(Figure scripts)
□ □ □ □

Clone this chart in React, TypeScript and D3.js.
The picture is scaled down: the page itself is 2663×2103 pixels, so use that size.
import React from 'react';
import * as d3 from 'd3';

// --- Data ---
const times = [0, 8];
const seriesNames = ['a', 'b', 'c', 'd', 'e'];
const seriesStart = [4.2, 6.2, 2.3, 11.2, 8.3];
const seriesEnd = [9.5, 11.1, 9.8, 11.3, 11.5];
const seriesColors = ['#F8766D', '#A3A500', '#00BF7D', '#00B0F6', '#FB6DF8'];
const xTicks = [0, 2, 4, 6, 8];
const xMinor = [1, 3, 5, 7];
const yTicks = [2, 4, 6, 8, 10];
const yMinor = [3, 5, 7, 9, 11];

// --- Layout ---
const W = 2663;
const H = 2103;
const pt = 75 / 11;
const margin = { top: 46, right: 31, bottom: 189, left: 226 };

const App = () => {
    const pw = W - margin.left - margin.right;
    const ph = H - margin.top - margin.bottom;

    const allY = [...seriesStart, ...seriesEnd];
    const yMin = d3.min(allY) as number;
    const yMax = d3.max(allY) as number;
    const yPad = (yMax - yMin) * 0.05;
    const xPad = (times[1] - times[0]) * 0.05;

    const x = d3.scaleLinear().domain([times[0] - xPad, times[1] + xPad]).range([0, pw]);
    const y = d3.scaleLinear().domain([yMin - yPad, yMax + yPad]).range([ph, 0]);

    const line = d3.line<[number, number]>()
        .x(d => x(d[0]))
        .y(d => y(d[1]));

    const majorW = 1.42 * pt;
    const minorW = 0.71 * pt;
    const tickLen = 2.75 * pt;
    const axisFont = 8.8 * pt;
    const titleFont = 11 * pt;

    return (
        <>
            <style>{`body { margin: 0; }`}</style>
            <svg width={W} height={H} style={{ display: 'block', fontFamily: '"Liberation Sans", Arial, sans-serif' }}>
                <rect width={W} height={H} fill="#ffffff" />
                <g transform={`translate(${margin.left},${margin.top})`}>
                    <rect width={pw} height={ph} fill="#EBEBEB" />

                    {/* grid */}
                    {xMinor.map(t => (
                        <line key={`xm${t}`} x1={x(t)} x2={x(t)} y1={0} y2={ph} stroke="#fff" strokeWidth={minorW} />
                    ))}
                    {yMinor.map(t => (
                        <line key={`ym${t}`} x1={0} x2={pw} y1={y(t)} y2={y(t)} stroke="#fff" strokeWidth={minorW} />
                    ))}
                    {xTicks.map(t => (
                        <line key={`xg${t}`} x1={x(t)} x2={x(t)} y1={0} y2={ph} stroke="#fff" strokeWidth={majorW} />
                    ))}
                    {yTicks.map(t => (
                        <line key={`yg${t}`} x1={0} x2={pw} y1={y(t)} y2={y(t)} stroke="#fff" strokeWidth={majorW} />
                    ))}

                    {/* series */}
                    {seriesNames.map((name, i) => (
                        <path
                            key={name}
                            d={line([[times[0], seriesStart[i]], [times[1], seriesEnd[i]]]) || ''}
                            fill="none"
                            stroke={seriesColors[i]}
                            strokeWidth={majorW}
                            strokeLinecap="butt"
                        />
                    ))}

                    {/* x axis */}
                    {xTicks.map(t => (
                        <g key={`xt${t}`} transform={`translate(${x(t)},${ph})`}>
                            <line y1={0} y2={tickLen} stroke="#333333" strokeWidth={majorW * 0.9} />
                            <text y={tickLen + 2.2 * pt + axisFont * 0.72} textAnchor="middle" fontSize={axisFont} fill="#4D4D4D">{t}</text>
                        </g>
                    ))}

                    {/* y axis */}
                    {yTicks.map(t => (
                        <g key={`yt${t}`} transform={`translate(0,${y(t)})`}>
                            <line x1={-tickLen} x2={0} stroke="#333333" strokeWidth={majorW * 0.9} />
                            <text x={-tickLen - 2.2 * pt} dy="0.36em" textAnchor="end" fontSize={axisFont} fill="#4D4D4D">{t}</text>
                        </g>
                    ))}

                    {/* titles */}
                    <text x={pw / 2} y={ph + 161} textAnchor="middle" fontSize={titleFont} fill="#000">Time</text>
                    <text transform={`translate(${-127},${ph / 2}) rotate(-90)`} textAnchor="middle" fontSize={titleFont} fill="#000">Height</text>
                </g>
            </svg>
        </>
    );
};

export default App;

□ □ □ □

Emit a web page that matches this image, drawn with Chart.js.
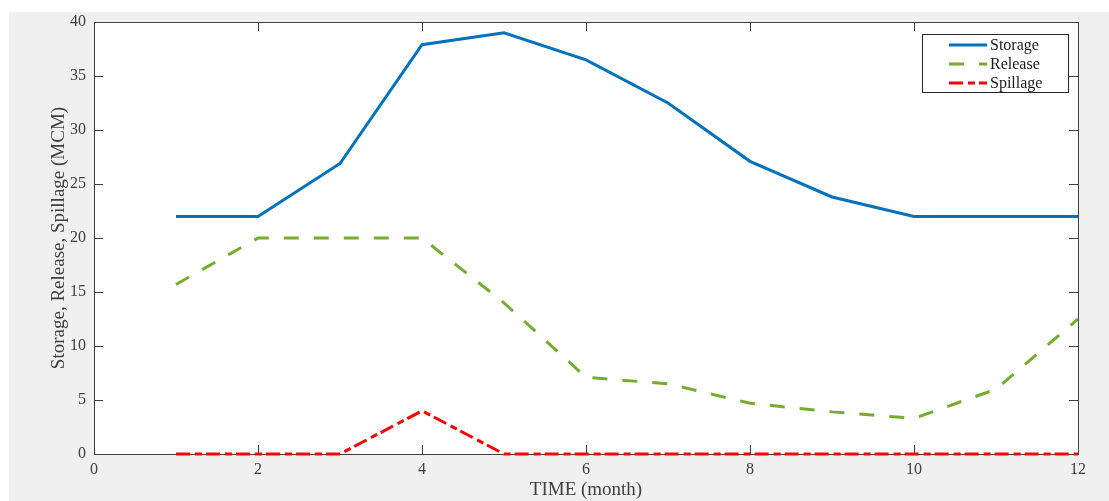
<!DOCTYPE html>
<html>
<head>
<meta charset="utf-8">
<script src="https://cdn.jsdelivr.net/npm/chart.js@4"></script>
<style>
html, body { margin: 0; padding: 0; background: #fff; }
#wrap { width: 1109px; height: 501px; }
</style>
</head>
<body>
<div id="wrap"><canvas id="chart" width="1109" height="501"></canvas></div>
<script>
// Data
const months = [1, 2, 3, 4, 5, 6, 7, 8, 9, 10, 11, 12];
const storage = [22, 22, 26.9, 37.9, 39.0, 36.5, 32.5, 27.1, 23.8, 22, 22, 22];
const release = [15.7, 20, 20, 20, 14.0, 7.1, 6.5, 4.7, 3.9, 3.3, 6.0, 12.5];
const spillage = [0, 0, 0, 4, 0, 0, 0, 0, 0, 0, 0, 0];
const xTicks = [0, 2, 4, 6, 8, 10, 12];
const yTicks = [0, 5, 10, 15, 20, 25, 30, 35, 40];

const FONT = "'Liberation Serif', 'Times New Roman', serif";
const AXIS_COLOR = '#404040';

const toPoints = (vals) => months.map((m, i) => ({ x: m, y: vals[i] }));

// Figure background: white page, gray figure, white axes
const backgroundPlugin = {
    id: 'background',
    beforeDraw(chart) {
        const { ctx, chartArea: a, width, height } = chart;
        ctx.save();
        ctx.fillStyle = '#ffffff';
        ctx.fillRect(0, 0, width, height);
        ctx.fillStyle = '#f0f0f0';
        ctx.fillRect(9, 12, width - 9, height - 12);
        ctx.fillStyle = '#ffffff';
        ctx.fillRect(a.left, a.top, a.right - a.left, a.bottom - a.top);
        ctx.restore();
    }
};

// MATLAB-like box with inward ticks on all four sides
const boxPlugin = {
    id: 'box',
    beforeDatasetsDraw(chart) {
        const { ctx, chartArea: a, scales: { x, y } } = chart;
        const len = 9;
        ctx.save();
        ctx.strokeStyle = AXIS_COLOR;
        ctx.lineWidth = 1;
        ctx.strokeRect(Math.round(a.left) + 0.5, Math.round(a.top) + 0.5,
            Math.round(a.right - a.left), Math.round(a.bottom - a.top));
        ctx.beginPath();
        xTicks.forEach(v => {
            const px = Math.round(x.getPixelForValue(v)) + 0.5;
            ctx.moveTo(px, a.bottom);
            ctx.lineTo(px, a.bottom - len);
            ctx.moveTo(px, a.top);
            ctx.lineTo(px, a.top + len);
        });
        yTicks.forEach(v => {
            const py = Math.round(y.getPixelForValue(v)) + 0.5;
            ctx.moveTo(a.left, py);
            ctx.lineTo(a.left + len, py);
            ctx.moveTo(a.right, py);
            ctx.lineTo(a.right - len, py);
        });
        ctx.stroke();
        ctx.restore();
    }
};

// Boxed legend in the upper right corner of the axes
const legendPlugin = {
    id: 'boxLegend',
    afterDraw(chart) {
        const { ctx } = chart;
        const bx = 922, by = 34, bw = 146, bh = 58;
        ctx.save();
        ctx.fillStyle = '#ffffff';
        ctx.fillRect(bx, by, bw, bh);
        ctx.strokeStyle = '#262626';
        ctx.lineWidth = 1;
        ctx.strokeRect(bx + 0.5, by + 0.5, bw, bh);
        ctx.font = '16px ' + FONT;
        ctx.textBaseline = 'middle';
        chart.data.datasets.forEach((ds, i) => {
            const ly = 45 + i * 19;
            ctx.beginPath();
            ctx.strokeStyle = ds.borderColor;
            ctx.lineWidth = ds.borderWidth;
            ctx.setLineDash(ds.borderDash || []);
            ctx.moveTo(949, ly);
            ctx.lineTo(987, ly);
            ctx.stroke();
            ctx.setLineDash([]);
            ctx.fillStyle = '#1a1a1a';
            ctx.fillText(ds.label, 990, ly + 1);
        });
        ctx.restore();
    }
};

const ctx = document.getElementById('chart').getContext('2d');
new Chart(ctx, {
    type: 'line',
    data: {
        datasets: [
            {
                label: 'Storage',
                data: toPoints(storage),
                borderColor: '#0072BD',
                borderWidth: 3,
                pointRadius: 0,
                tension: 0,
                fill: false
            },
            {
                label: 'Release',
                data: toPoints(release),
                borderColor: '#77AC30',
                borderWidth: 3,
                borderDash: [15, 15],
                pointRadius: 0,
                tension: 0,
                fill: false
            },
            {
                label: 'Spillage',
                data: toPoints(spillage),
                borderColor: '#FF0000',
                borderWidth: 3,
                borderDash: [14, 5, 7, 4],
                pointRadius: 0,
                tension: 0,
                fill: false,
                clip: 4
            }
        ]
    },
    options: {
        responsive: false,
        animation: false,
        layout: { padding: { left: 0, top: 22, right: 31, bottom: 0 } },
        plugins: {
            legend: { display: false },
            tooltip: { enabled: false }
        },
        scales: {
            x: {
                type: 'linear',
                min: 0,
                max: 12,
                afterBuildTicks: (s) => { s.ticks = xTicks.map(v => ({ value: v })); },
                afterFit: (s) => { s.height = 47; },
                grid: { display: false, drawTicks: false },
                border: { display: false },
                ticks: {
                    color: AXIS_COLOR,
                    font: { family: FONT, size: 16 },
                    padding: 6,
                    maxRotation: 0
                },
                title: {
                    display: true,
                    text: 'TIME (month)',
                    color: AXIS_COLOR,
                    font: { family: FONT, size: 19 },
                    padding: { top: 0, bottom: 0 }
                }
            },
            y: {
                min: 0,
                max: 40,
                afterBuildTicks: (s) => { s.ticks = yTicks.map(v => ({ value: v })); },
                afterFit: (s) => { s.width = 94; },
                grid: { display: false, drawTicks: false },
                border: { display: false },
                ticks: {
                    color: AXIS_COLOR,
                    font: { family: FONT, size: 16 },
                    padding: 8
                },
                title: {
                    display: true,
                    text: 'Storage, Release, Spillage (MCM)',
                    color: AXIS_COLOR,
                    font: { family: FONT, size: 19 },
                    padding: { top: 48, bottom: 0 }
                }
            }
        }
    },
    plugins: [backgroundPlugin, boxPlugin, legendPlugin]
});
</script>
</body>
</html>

□ □ □ □

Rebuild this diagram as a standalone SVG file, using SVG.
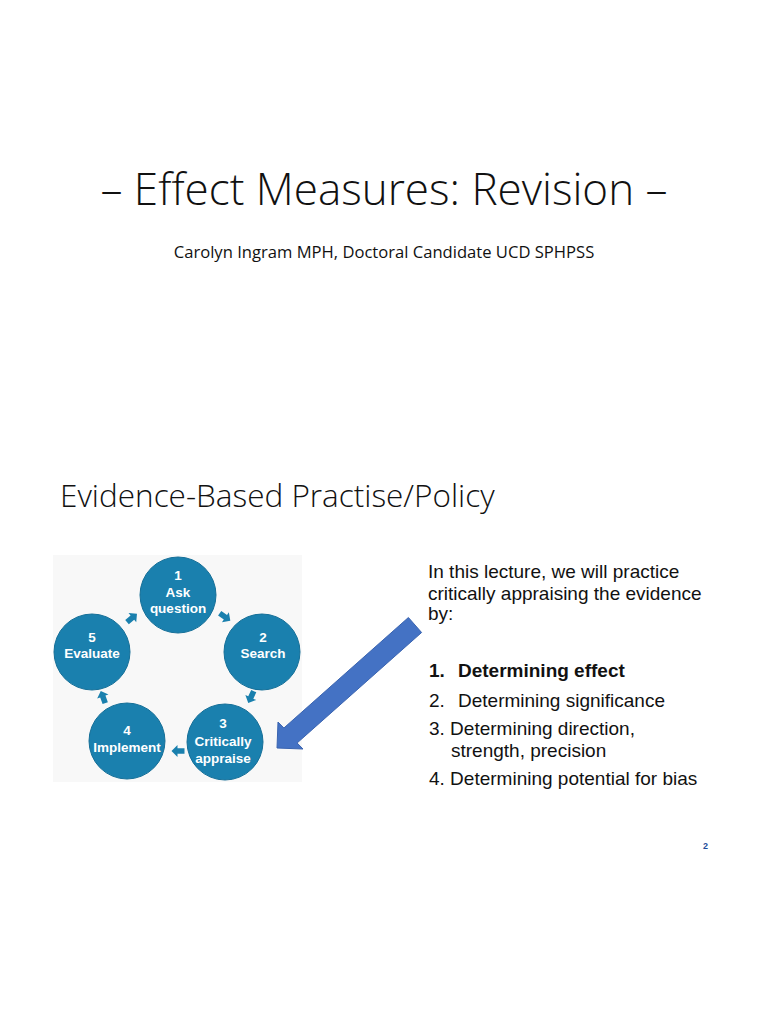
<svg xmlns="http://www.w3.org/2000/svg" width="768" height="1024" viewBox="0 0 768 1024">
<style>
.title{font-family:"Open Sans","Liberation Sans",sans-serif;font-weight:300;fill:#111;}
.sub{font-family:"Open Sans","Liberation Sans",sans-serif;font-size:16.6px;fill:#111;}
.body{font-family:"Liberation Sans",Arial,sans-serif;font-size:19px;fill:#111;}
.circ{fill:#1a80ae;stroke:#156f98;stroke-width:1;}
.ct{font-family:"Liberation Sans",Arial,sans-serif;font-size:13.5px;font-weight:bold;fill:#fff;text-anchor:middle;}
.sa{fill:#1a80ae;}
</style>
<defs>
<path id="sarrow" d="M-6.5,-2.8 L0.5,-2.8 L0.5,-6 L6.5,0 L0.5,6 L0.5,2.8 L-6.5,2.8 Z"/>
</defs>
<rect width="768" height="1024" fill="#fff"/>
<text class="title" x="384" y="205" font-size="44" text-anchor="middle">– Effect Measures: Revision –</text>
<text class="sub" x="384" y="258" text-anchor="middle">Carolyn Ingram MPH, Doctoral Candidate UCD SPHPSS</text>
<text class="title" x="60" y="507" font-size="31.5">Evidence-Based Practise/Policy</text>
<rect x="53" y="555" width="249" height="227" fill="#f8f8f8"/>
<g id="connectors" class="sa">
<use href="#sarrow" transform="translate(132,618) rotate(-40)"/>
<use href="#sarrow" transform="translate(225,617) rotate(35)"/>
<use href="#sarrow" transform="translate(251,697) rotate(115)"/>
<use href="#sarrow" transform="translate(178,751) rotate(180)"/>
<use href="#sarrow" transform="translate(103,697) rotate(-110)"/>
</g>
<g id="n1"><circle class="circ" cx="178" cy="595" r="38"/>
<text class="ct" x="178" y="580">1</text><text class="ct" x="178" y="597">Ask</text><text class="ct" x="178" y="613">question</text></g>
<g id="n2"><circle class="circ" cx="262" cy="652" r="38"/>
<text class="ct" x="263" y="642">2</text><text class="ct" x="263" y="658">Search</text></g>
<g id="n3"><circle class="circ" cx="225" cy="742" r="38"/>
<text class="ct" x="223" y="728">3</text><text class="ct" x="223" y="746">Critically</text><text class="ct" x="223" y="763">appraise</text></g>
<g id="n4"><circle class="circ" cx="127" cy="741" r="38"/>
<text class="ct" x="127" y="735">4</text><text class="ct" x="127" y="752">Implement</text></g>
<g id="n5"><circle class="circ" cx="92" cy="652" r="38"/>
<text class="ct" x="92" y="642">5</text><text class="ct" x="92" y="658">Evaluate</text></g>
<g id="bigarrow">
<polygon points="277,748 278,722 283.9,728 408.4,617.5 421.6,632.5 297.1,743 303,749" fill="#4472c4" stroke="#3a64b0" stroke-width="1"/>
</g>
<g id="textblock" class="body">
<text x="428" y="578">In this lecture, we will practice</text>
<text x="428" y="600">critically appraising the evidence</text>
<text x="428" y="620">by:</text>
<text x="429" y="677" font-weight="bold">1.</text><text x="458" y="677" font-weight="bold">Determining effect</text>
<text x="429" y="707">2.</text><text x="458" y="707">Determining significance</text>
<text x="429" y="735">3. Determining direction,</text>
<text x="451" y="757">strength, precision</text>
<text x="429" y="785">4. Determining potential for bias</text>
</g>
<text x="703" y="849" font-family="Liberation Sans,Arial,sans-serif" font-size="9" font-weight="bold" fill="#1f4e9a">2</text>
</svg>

□ □ □ □

Of the lines in the material, how many contain the word "React"? Reply with the number and nothing else.

◆ Final result: 2